Po niespełna miesięcznej przerwie drużyna Piasta wróciła do treningów. W zespole zmian kadrowych  praktycznie nie ma i nie należy się ich spodziewać. – Kadra jest w zasadzie zamknięta – mówi Alexander Vuković.

Jak na razie jedynym piłkarzem, który dołączył do zespołu Piasta jest Serhij Krykun, który przyszedł z pierwszoligowego  Górnika Łęczna. Już pod koniec rundy po przerwie spowodowanej kontuzją wrócił Tomas Huk. Trenerzy mają nadzieję, że wkrótce tez będą mogli korzystać z usług Tihomira Kostadinova,  choć jego forma jest wielką niewiadoma, bo zawodnik pauzował półtorej roku. Natomiast na testach przebywa 18-latek – Marcel Bykowski, który mógłby w zespole zastąpić kontuzjowanego Szczepana Muchę.

Piast nie kwapi się do zatrudniania zawodników, bo w klubowej kasie brakuje na to środków. Szansą na popraiwenie tej sytuacji jest sprzedaż Ariela Mosóra, ale to wiąże się z osłabieniem zespołu i stratą młodzieżowca.
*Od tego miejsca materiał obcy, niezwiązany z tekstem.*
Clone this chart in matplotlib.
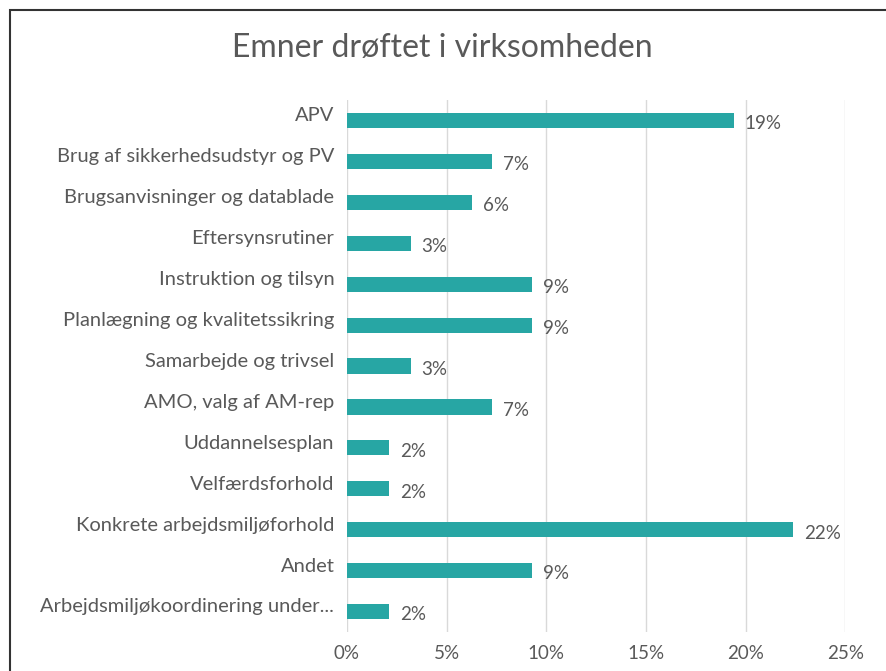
import matplotlib.pyplot as plt
from matplotlib.patches import Rectangle
from matplotlib.ticker import PercentFormatter

plt.rcParams['font.family'] = ['Lato', 'DejaVu Sans']

# data
emner = [
    "APV",
    "Brug af sikkerhedsudstyr og PV",
    "Brugsanvisninger og datablade",
    "Eftersynsrutiner",
    "Instruktion og tilsyn",
    "Planlægning og kvalitetssikring",
    "Samarbejde og trivsel",
    "AMO, valg af AM-rep",
    "Uddannelsesplan",
    "Velfærdsforhold",
    "Konkrete arbejdsmiljøforhold",
    "Andet",
    "Arbejdsmiljøkoordinering under...",
]
andel = [0.194, 0.073, 0.063, 0.032, 0.093, 0.093, 0.032,
         0.073, 0.021, 0.021, 0.224, 0.093, 0.021]
xticks = [0, 0.05, 0.10, 0.15, 0.20, 0.25]

teal = '#27A6A4'
grey = '#595959'

fig = plt.figure(figsize=(8.87, 6.71), dpi=100)
ax = fig.add_axes([0.391, 0.058, 0.562, 0.793])

ypos = list(range(len(emner)))
ax.barh(ypos, andel, height=0.37, color=teal, zorder=3)
for y, v in zip(ypos, andel):
    ax.text(v + 0.0055, y + 0.08, f"{round(v * 100)}%", va='center', ha='left',
            fontsize=13.5, color=grey)

ax.set_yticks([y - 0.15 for y in ypos])
ax.set_yticklabels(emner, fontsize=14.5, color=grey)
ax.set_ylim(len(emner) - 0.5, -0.5)
ax.set_xlim(0, 0.25)
ax.set_xticks(xticks)
ax.xaxis.set_major_formatter(PercentFormatter(1.0, decimals=0))
ax.tick_params(axis='x', labelsize=13.5, colors=grey, length=0, pad=9)
ax.tick_params(axis='y', length=0, pad=9)
ax.grid(axis='x', color='#D9D9D9', linewidth=1, zorder=0)
for s in ax.spines.values():
    s.set_visible(False)

fig.text(0.499, 0.928, "Emner drøftet i virksomheden", ha='center', va='center',
         fontsize=23, color=grey)

# frame around the chart
fig.patches.append(Rectangle((10 / 887, -0.1), 1.2, 1 - 10 / 671 + 0.1,
                             transform=fig.transFigure, fill=False,
                             edgecolor='#333333', linewidth=1.5))

fig.savefig('out.png', dpi=100)
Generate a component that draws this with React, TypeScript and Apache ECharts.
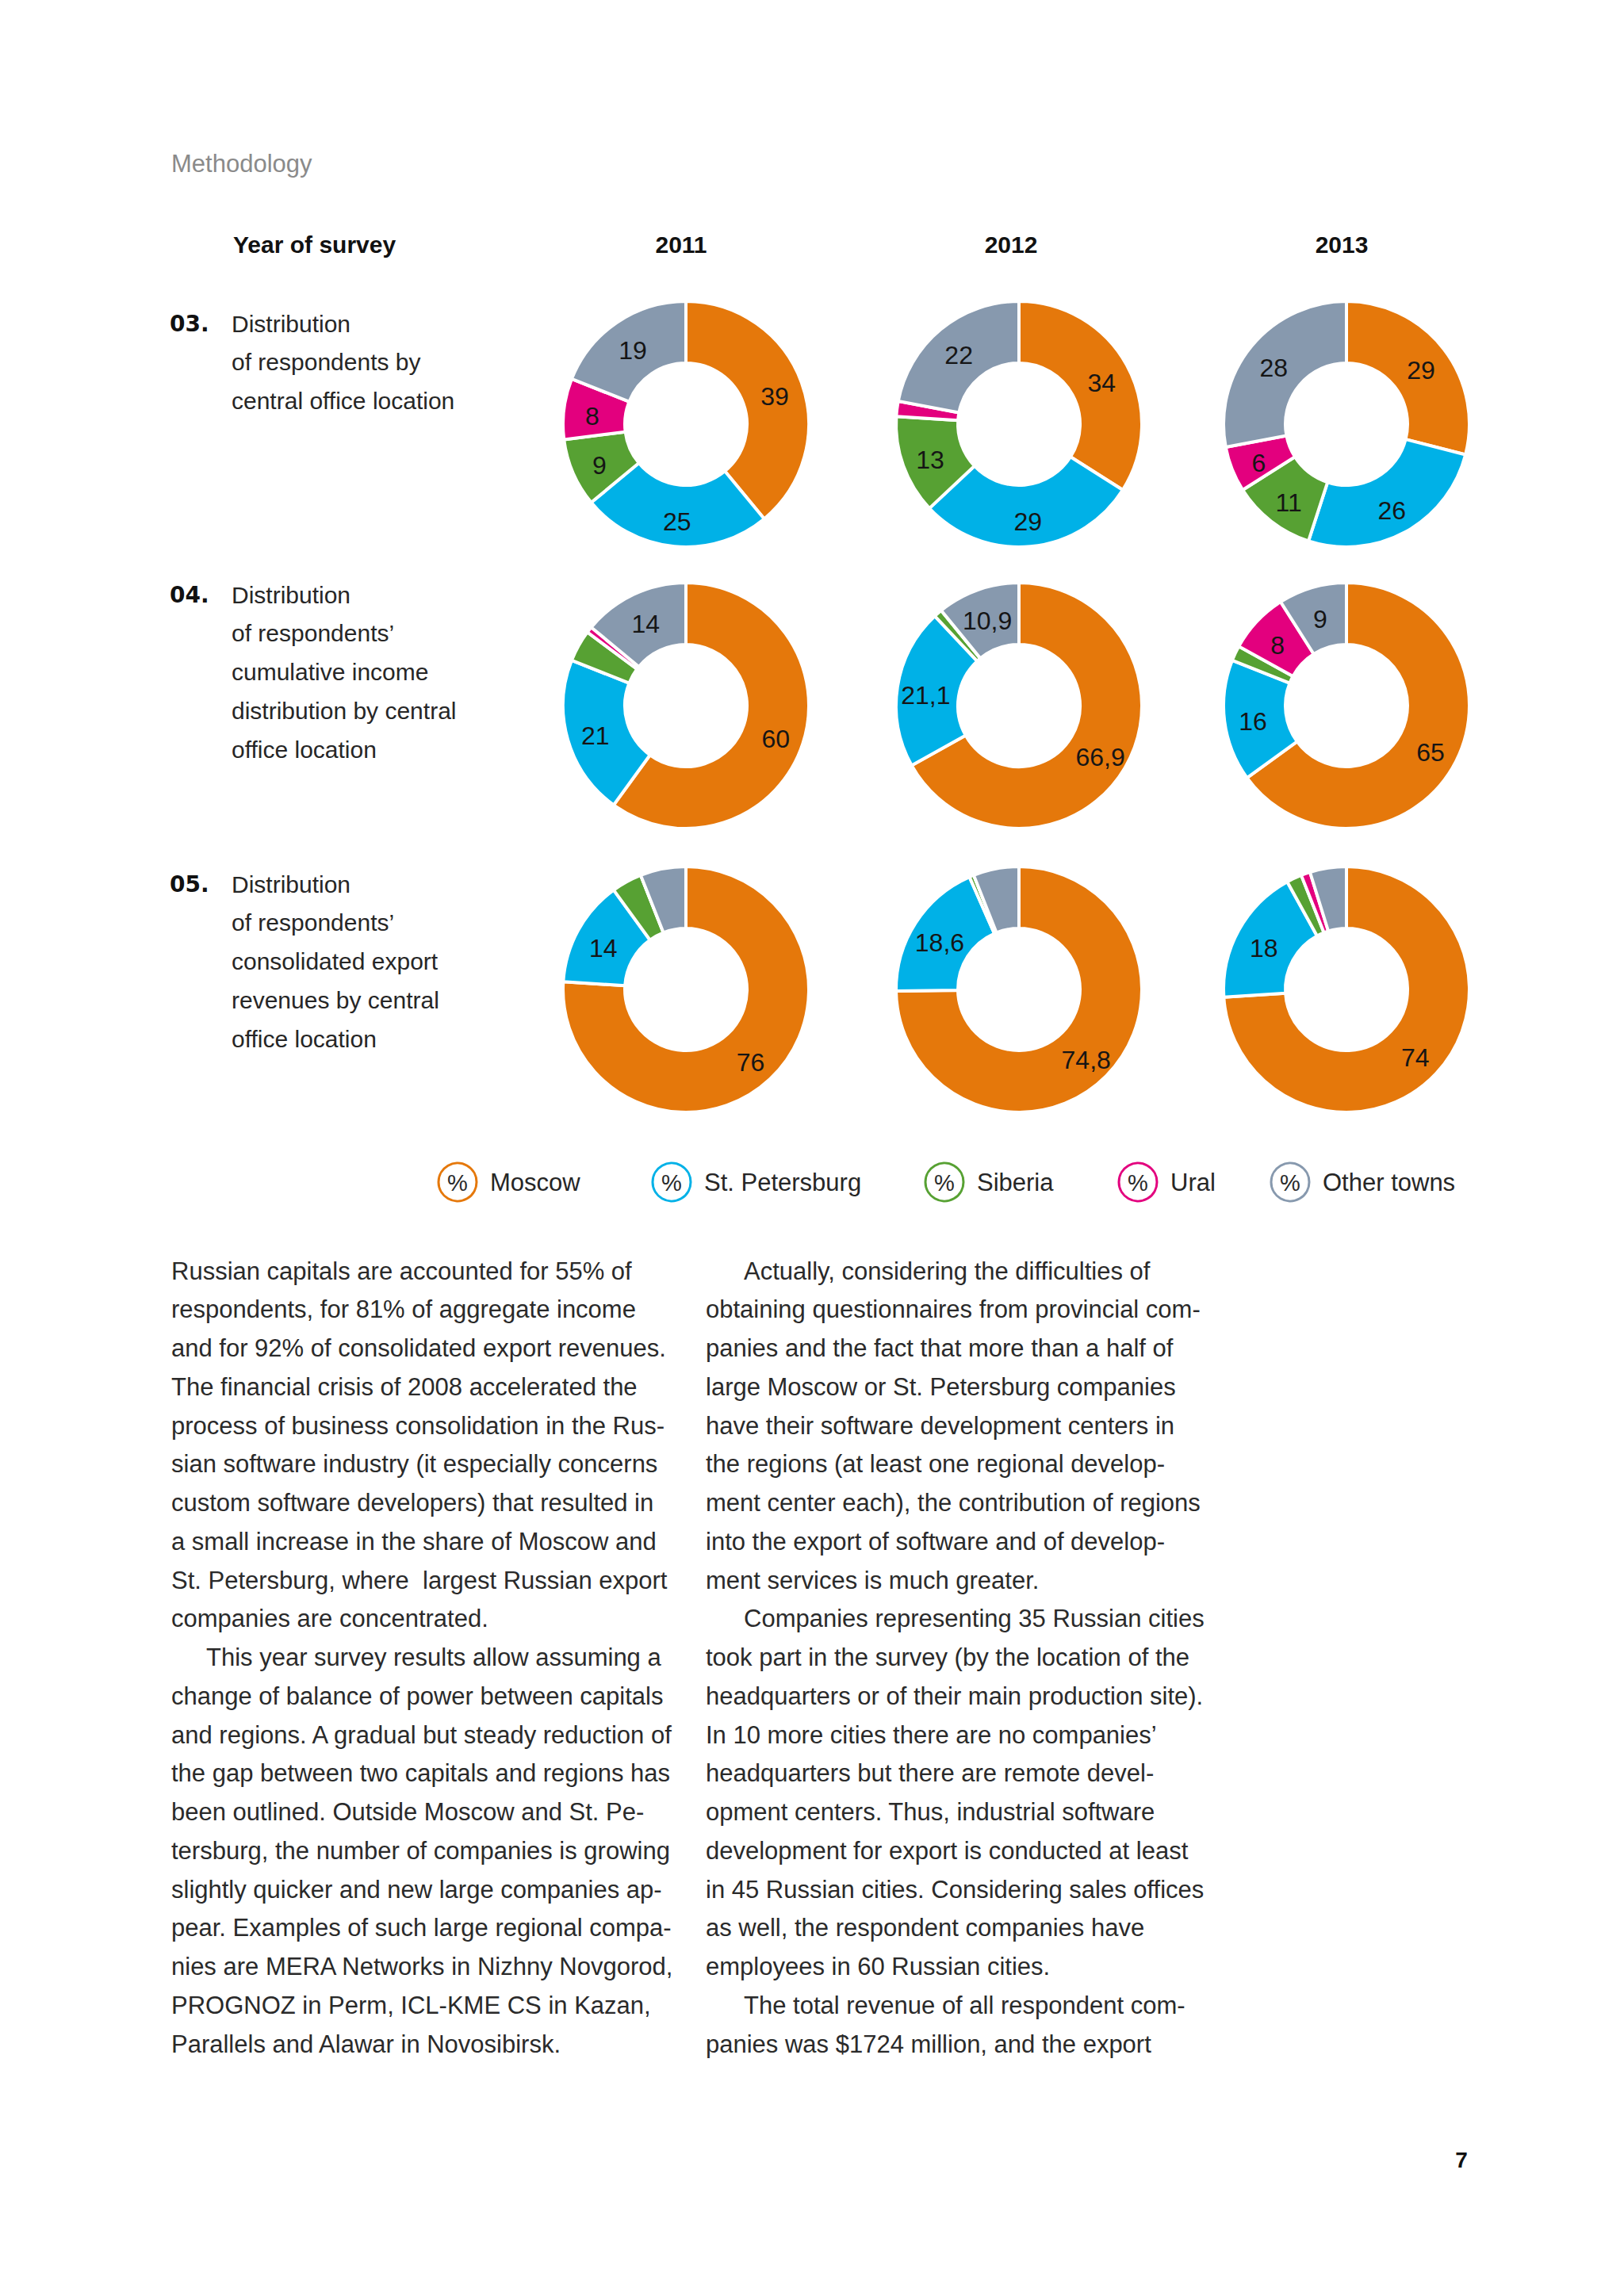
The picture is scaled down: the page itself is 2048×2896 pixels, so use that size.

Trwa też wietrzenie szatni. Michał Kaput ma wrócić do Radomiaka, a Rauno Sappinen i Alberto Toril nie są już mile widziani przy Okrzie. Obaj dostali wolną ręke w szukaniu sobie klubów. Zdaniem Alexandra Vukovicia nie będą oni miel problemów ze znaleniem pracodawców.

– Wydaje mi się, że nie będą mieli problemów ze znalezieniem sobie nowych klubów. Jeżeli zawodnicy, od których w dużej mierze zależy nasza gra pozostaną z nami, to nie należy się spodziewać teraz dużych ruchów transferowych do klubu. Kadra jest w zasadzie zamknięta. Mogę mieć życzenia, ale trzeba też patrzeć na realną sytuację finansową klubu, jestem za tym, by to uszanować – tłumaczył trener Aleksandar Vuković cytowany przez PAP.

Wiosną gliwiczanie zaliczyli efektowną serię trzynastu meczów bez porażki. Apetyty na pewno więc wzrosły, ale czy przy braku transferów do klubu drużyna jest w stanie powalczyć o coć więcej niż środek tabeli?

– Musimy się jesienią zaprezentować lepiej niż poprzednio. To nasz pierwszy cel. W grudniu porozmawiamy o następnych – stwierdził Vuković.

Piast po tygodniu zajęć w Gliwicach pojedzie na 11-dniowe zgrupowanie do Gniewina, gdzie zagra trzy sparingi (z Radunią Stężyca, Arką Gdynia i Lechią Gdańsk). Po powrocie czekają go mecze kontrolne z Ruchem Chorzów i GKS Tychy.